I have a Panasonic Lumix DMC-FZ20 (has manual exposure ability)
 
Anyone photograph the heavy rain? When you look at rain, you can see the drops as streaks flying to the ground, but with a camera, I pick up... Nothing! I can see why with a long exposure, but even with as short an exposure as the lighting circumstances will allow, not a drop...

I have a Panasonic Lumix DMC-FZ20 (has manual exposure ability)


how "short" are you referring to? like 1/2000 or 1/20?.....i'm pretty sure if your shutter is fast enough....you can catch the droplets with the correct focus.....try to find out the shutter speed that you were using....maybe we can get some hints from that

edit: most rain droplets have a size of about 1mm in diameter........without a macro.....it might be "hard" to see
 
I've never tried photographing raindrops as they fall... Do you know how fast your shutter was at its fastest?

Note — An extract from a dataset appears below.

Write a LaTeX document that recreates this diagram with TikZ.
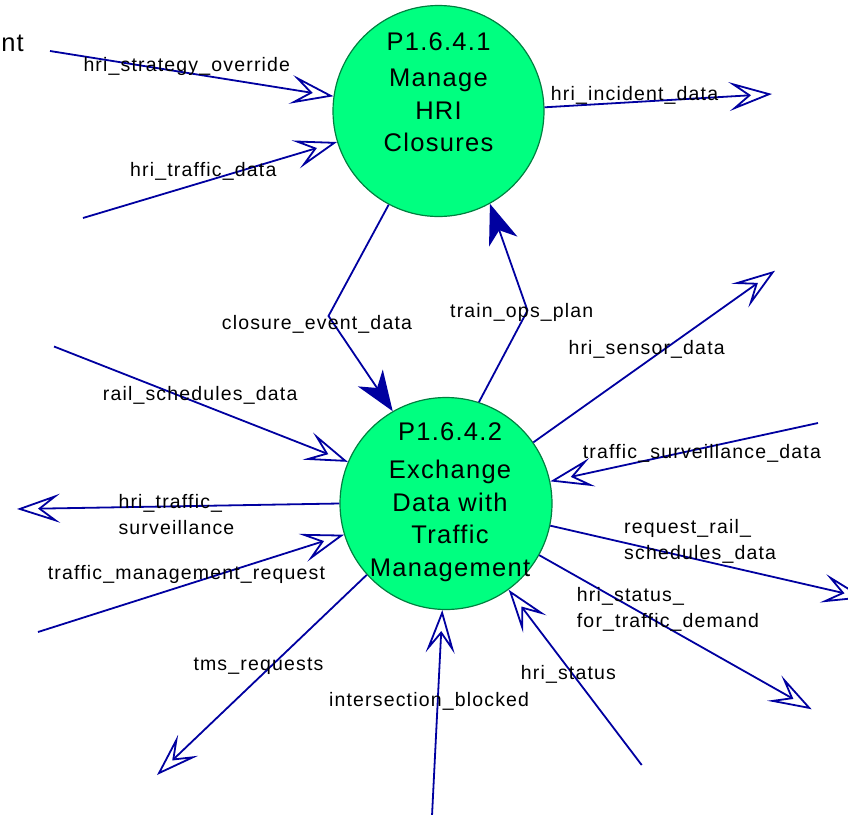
\documentclass[tikz,border=0pt]{standalone}
\usepackage{fontspec}
\usetikzlibrary{arrows.meta}
\newfontfamily\lblfont[LetterSpace=6]{Liberation Sans}
\newfontfamily\nodefont[LetterSpace=5]{Liberation Sans}
\definecolor{procfill}{RGB}{0,255,128}
\definecolor{procline}{RGB}{0,128,64}
\definecolor{flowblue}{RGB}{0,0,160}
\begin{document}
\begin{tikzpicture}[x=1pt,y=-1pt,
  proc/.style={circle, draw=procline, fill=procfill, line width=1.2pt, inner sep=0pt},
  ptext/.style={font=\nodefont\fontsize{25.5}{32.5}\selectfont, inner sep=0pt, anchor=base},
  lbl/.style={font=\lblfont\fontsize{19.5}{26}\selectfont, inner sep=0pt, anchor=base west},
  flow/.style={draw=flowblue, line width=1.8pt},
  openhead/.style={-{Stealth[length=43pt,width=29pt,inset=19pt,open]}},
  solidhead/.style={-{Stealth[length=40pt,width=30pt,inset=12pt]}},
]
\useasboundingbox (0,0) rectangle (848,814);
\clip (0,0) rectangle (848,814);

% processes
\node[proc, minimum size=211pt] (c1) at (438.5,111) {};
\node[proc, minimum size=212pt] (c2) at (446,503.5) {};
\node[ptext] (t1) at (438.5,50) {\begin{tabular}[t]{@{}c@{}}P1.6.4.1\\[4pt]Manage\\HRI\\Closures\end{tabular}};
\node[ptext] (t2) at (450,440.7) {\begin{tabular}[t]{@{}c@{}}P1.6.4.2\\[5.5pt]Exchange\\Data with\\Traffic\\Management\end{tabular}};
\node[ptext, anchor=base east] (cut) at (24,51.7) {nt};

% free ends
\coordinate (sA) at (50,51);
\coordinate (sB) at (83,218);
\coordinate (eC) at (772,94);
\coordinate (kD) at (328.5,316);
\coordinate (kE) at (527.5,310.5);
\coordinate (eF) at (775,270.7);
\coordinate (sG) at (818,423);
\coordinate (eH) at (865,598);
\coordinate (eI) at (811.7,709.3);
\coordinate (sJ) at (641.7,765);
\coordinate (sK) at (432,816);
\coordinate (eL) at (157,775);
\coordinate (sM) at (38,632);
\coordinate (eN) at (17,509);
\coordinate (sO) at (54,346.5);

% flows
\draw[flow,openhead] (sA) -- (c1.172);
\draw[flow,openhead] (sB) -- (c1.197);
\draw[flow,openhead] (c1.2) -- (eC);
\draw[flow,solidhead] (c1.242) -- (kD) -- (c2.120);
\draw[flow,solidhead] (c2.72) -- (kE) -- (c1.299);
\draw[flow,openhead] (c2.35) -- (eF);
\draw[flow,openhead] (sG) -- (c2.12);
\draw[flow,openhead] (c2.348) -- (eH);
\draw[flow,openhead] (c2.331) -- (eI);
\draw[flow,openhead] (sJ) -- (c2.306);
\draw[flow,openhead] (sK) -- (c2.268);
\draw[flow,openhead] (c2.222) -- (eL);
\draw[flow,openhead] (sM) -- (c2.197);
\draw[flow,openhead] (c2.180) -- (eN);
\draw[flow,openhead] (sO) -- (c2.157);

% labels
\node[lbl] (l1) at (83.3,71.7) {hri\_strategy\_override};
\node[lbl] (l2) at (130,176) {hri\_traffic\_data};
\node[lbl] (l3) at (550.7,100) {hri\_incident\_data};
\node[lbl] (l4) at (221.7,329.3) {closure\_event\_data};
\node[lbl] (l5) at (450,317.7) {train\_ops\_plan};
\node[lbl] (l6) at (568.3,354) {hri\_sensor\_data};
\node[lbl] (l7) at (582.7,458.3) {traffic\_surveillance\_data};
\node[lbl] (l8) at (624,533.3) {\begin{tabular}[t]{@{}l@{}}request\_rail\_\\schedules\_data\end{tabular}};
\node[lbl] (l9) at (576.7,601.7) {\begin{tabular}[t]{@{}l@{}}hri\_status\_\\for\_traffic\_demand\end{tabular}};
\node[lbl] (l10) at (520.7,679.3) {hri\_status};
\node[lbl, anchor=base east] (l11) at (529.3,706) {intersection\_blocked};
\node[lbl] (l12) at (193.3,670.7) {tms\_requests};
\node[lbl] (l13) at (47.7,579) {traffic\_management\_request};
\node[lbl] (l14) at (118.3,508.3) {\begin{tabular}[t]{@{}l@{}}hri\_traffic\_\\surveillance\end{tabular}};
\node[lbl] (l15) at (102.7,400) {rail\_schedules\_data};
\end{tikzpicture}
\end{document}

Something to try, if you haven't already - get as much light as possible. Focusing will be hard too - try setting it to manual focus, and focus on something 2 or 3 feet away, then point it to the air and you'll be focused on drops the same distance away. Set it to shutter priority and set it as fast as you can without the entire image being underexposed. Lots of light is the key.
 
Well, I tried to capture rain off the boat we were on in our summer holidays, and did so on two occasions, both times it was absolutely pouring, the cloud cover was thick, hence there wasn't too much light about, and I took the first at f9 1/320 sec. and you see only little rain, though it was really pouring:

bootsfahrtimregen.jpg


All you can really see is the many drops on the water surface.

The other example photo was also taken off the boat and feeling very ashamed I will also (for just this once!) show you the off-camera pic (all flaws possible combined there! :oops: ), taken at f8 and 1/80 sec:

industrialberlin4superorigklein.jpg


and my first edit (which I would normally only ever show):

industrialberlin4origklein.jpg


Try as I might, I could not bring the drops out any more.

I never put the flash against them ... I have seen flashed drops ... that looks funny!
 
try to find out the shutter speed that you were using

I believe it was 1/320 of a second... ISO 400, f/2.8
At first I was assuming that a slow speed would create the streaks as each droplet passed through the air, but logically, I realised that this wouldn't happen because any given point in space spends a lot more time without a droplet in it...
 
Well, as you can see in my example pics, you see more rain in the 1/80 photo than in the 1/320 photo...
 
That might be true, but you can't deny the dark, untextured surface of the building helps the droplets stand out!
 
Use a flash. You will have to play with the power but start with it on manual at as low as it will go. This is going to freeze the drops as the flash goes off at about 8000 to 10000 /s.

For a blurred effect you are going to need the drops backbit in such a manner that the light is diffracted through them and towards your lens. This is most likely why you are having so much trouble capturing them.